Work instructions: Look through the data and write out every line with the word "code" in it.

Raw data:
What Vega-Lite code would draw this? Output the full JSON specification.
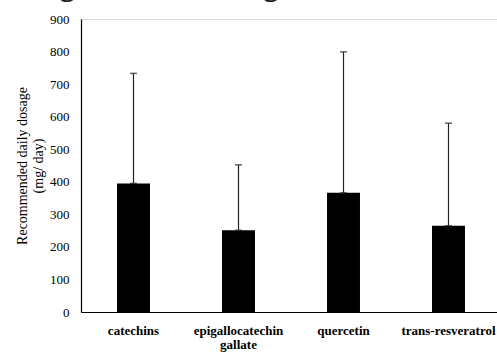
{
  "$schema": "https://vega.github.io/schema/vega-lite/v6.json",
  "width": 420,
  "height": 293,
  "autosize": {"type": "none"},
  "padding": {"left": 81, "top": 19, "right": 0, "bottom": 42},
  "background": "white",
  "title": {
    "text": "biological sources (Fig. 3).",
    "anchor": "end",
    "frame": "group",
    "font": "Open Sans",
    "fontSize": 28,
    "fontWeight": "normal",
    "color": "#222222",
    "baseline": "alphabetic",
    "offset": 0,
    "dx": -176,
    "dy": 10
  },
  "data": {
    "values": [
      {"compound": "catechins", "mean": 395, "upper": 733},
      {"compound": "epigallocatechin gallate", "mean": 251, "upper": 452},
      {"compound": "quercetin", "mean": 366, "upper": 799},
      {"compound": "trans-resveratrol", "mean": 265, "upper": 580}
    ]
  },
  "encoding": {
    "x": {
      "field": "compound",
      "type": "nominal",
      "sort": null,
      "scale": {"paddingInner": 0.686, "paddingOuter": 0.343},
      "axis": {
        "title": null,
        "labelAngle": 0,
        "labelFont": "Liberation Serif",
        "labelFontSize": 13,
        "labelFontWeight": "bold",
        "labelColor": "black",
        "labelPadding": 12,
        "labelLimit": 0,
        "labelLineHeight": 14,
        "labelExpr": "split(datum.value, ' ')",
        "ticks": false,
        "domainColor": "black",
        "domainWidth": 1.2,
        "grid": false
      }
    },
    "y": {
      "field": "mean",
      "type": "quantitative",
      "scale": {"domain": [0, 900]},
      "axis": {
        "title": ["Recommended daily dosage", "(mg/ day)"],
        "titleFont": "Liberation Serif",
        "titleFontSize": 14,
        "titleFontWeight": "normal",
        "titleColor": "black",
        "titleLineHeight": 16,
        "titlePadding": 4,
        "values": [0, 100, 200, 300, 400, 500, 600, 700, 800, 900],
        "labelFont": "Liberation Serif",
        "labelFontSize": 13,
        "labelColor": "black",
        "labelPadding": 12,
        "ticks": false,
        "grid": false,
        "domainColor": "black",
        "domainWidth": 1.2
      }
    }
  },
  "layer": [
    {
      "mark": {"type": "bar", "color": "black"}
    },
    {
      "mark": {"type": "errorbar", "color": "#222222", "thickness": 1.2, "ticks": {"size": 7, "thickness": 1.5}},
      "encoding": {
        "y2": {"field": "upper"}
      }
    }
  ]
}
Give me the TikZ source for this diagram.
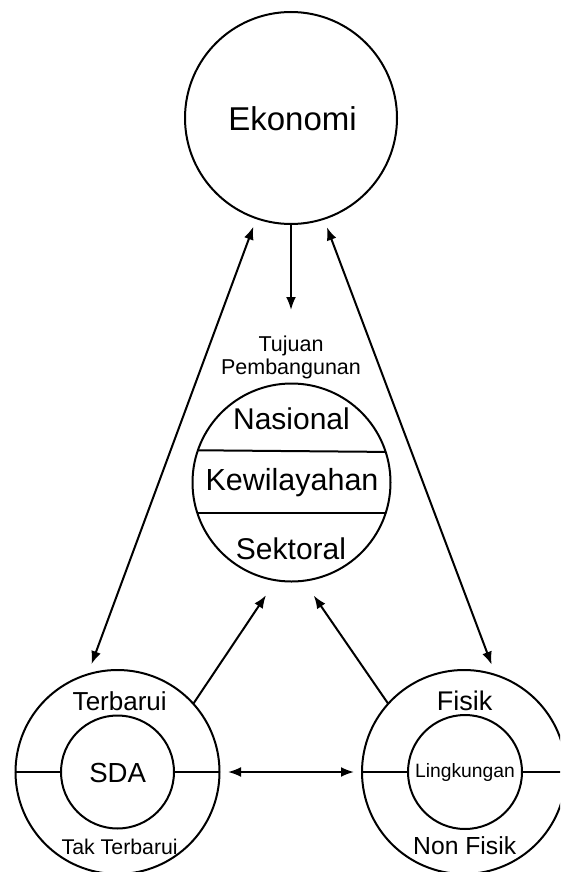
\documentclass[tikz,border=0pt]{standalone}
\usepackage{fontspec}
\setmainfont{Liberation Sans}
\usetikzlibrary{arrows.meta}
\newcommand{\fsz}[1]{\fontsize{#1}{#1}\selectfont}
\begin{document}
\begin{tikzpicture}[x=1pt, y=-1pt, line width=2pt,
		>={Latex[length=13pt,width=10pt]},
		ring/.style={circle, draw, inner sep=0pt, outer sep=0pt},
		lbl/.style={anchor=base, inner sep=0pt}]
	\clip (0,0) rectangle (560,872);
	% circles
	\node[ring, minimum size=212pt] (ekonomi) at (291,118) {};
	\node[ring, minimum size=198pt] (tujuan) at (291.5,482.5) {};
	\node[ring, minimum size=204pt] (sda) at (117.5,772) {};
	\node[ring, minimum size=113pt] (sdain) at (117.5,772) {};
	\node[ring, minimum size=204pt] (lingk) at (464,772) {};
	\node[ring, minimum size=114pt] (lingkin) at (465,772) {};
	% dividers
	\foreach \a in {18.5,-18}
		{
			\draw (tujuan.\a) -- (tujuan.{180-\a});
		}
	\draw (sda.west) -- (sdain.west);
	\draw (sdain.east) -- (sda.east);
	\draw (lingk.west) -- (lingkin.west);
	\draw (lingkin.east) -- (lingk.east);
	% texts
	\node[lbl, font=\fsz{33}] (ekotxt) at (292.5,130.7) {Ekonomi};
	\node[lbl, font=\fsz{21.5}] (tujuan1) at (291,351.7) {Tujuan};
	\node[lbl, font=\fsz{21.5}] (tujuan2) at (291,374) {Pembangunan};
	\node[lbl, font=\fsz{30}] (nasional) at (291.5,429.3) {Nasional};
	\node[lbl, font=\fsz{30.5}] (wilayah) at (292,490.7) {Kewilayahan};
	\node[lbl, font=\fsz{30}] (sektoral) at (291,559) {Sektoral};
	\node[lbl, font=\fsz{26}] (terbarui) at (119.7,710.7) {Terbarui};
	\node[lbl, font=\fsz{27.6}] (sdatxt) at (117.7,782.7) {SDA};
	\node[lbl, font=\fsz{21.3}] (takbarui) at (119.7,854) {Tak Terbarui};
	\node[lbl, font=\fsz{27}] (fisik) at (464.7,710.7) {Fisik};
	\node[lbl, font=\fsz{19.3}] (lingktxt) at (465,777.7) {Lingkungan};
	\node[lbl, font=\fsz{24.7}] (nonfisik) at (464.7,854) {Non Fisik};
	% connectors
	\coordinate (goal) at (291,310);
	\draw[->] (ekonomi.south) -- (goal);
	\draw[<->, shorten <=9pt, shorten >=11pt] (ekonomi.251) -- (sda.107);
	\draw[<->, shorten <=9pt, shorten >=11pt] (ekonomi.288.3) -- (lingk.72.5);
	\draw[->, shorten >=18pt] (sda.42.8) -- (tujuan.261.3);
	\draw[->, shorten >=18pt] (lingk.138.1) -- (tujuan.277.7);
	\draw[<->, shorten <=8.5pt, shorten >=8pt] (sda.east) -- (lingk.west);
\end{tikzpicture}
\end{document}
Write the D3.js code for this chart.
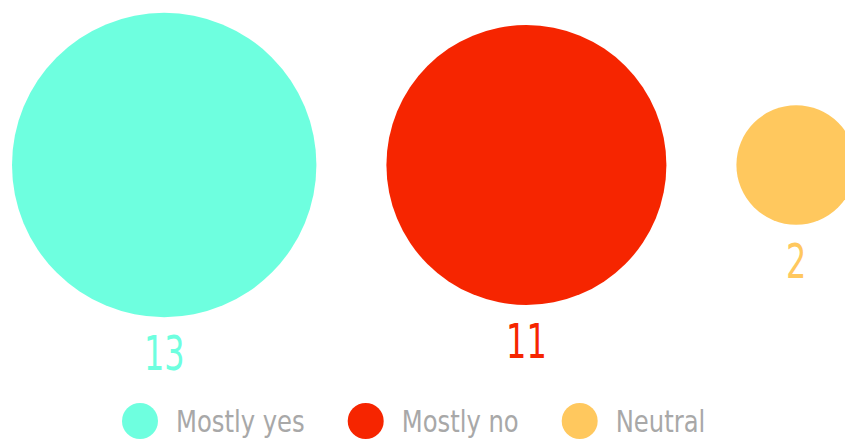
<!DOCTYPE html>
<html>
<head>
<meta charset="utf-8">
<script src="https://cdn.jsdelivr.net/npm/d3@7"></script>
<style>
  html, body { margin: 0; padding: 0; background: #fff; }
  svg { display: block; }
  text { font-family: "Liberation Sans Narrow", "DejaVu Sans Condensed", "Roboto", sans-serif; }
</style>
</head>
<body>
<svg id="chart" width="845" height="441"></svg>
<script>
// Survey answers, one bubble per answer, area proportional to count
const categories = ["Mostly yes", "Mostly no", "Neutral"];
const counts = [13, 11, 2];
const colors = ["#6effdf", "#f62500", "#ffc85e"];

const width = 845, height = 441;
const svg = d3.select("#chart");

const r = d3.scaleSqrt().domain([0, 13]).range([0, 152.2]);
const gap = 70;
const centerY = 165;
const valueSqueeze = 0.74;   // narrow lettering for the count labels
const legendSqueeze = 0.9;

// lay bubbles out left to right with a fixed gap between edges
let x = 12;
const bubbles = categories.map((c, i) => {
  const rad = r(counts[i]);
  const cx = x + rad;
  x = cx + rad + gap;
  return { name: c, value: counts[i], color: colors[i], cx, r: rad };
});

const g = svg.append("g");
g.selectAll("circle.bubble")
  .data(bubbles)
  .join("circle")
  .attr("class", "bubble")
  .attr("cx", d => d.cx)
  .attr("cy", centerY)
  .attr("r", d => d.r)
  .attr("fill", d => d.color);

g.selectAll("text.value")
  .data(bubbles)
  .join("text")
  .attr("class", "value")
  .attr("transform", d => `translate(${d.cx},${centerY + d.r + 53}) scale(${valueSqueeze},1)`)
  .attr("text-anchor", "middle")
  .attr("font-size", 48)
  .attr("fill", d => d.color)
  .text(d => d.value);

// legend
const legend = svg.append("g").attr("transform", "translate(122,421)");
let lx = 0;
categories.forEach((c, i) => {
  const item = legend.append("g").attr("transform", `translate(${lx},0)`);
  item.append("circle").attr("cx", 18).attr("cy", 0).attr("r", 18).attr("fill", colors[i]);
  const t = item.append("text")
    .attr("transform", `translate(54,11) scale(${legendSqueeze},1)`)
    .attr("font-size", 30)
    .attr("fill", "#a8a8a8")
    .text(c);
  lx += 54 + t.node().getComputedTextLength() * legendSqueeze + 43;
});
</script>
</body>
</html>
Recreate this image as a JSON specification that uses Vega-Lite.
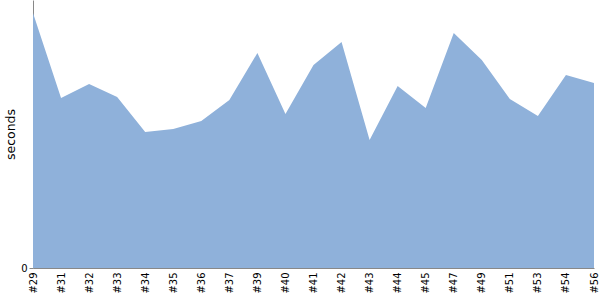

Expected answer:
What Vega-Lite code would draw this? Output the full JSON specification.
Write the D3.js code for this chart.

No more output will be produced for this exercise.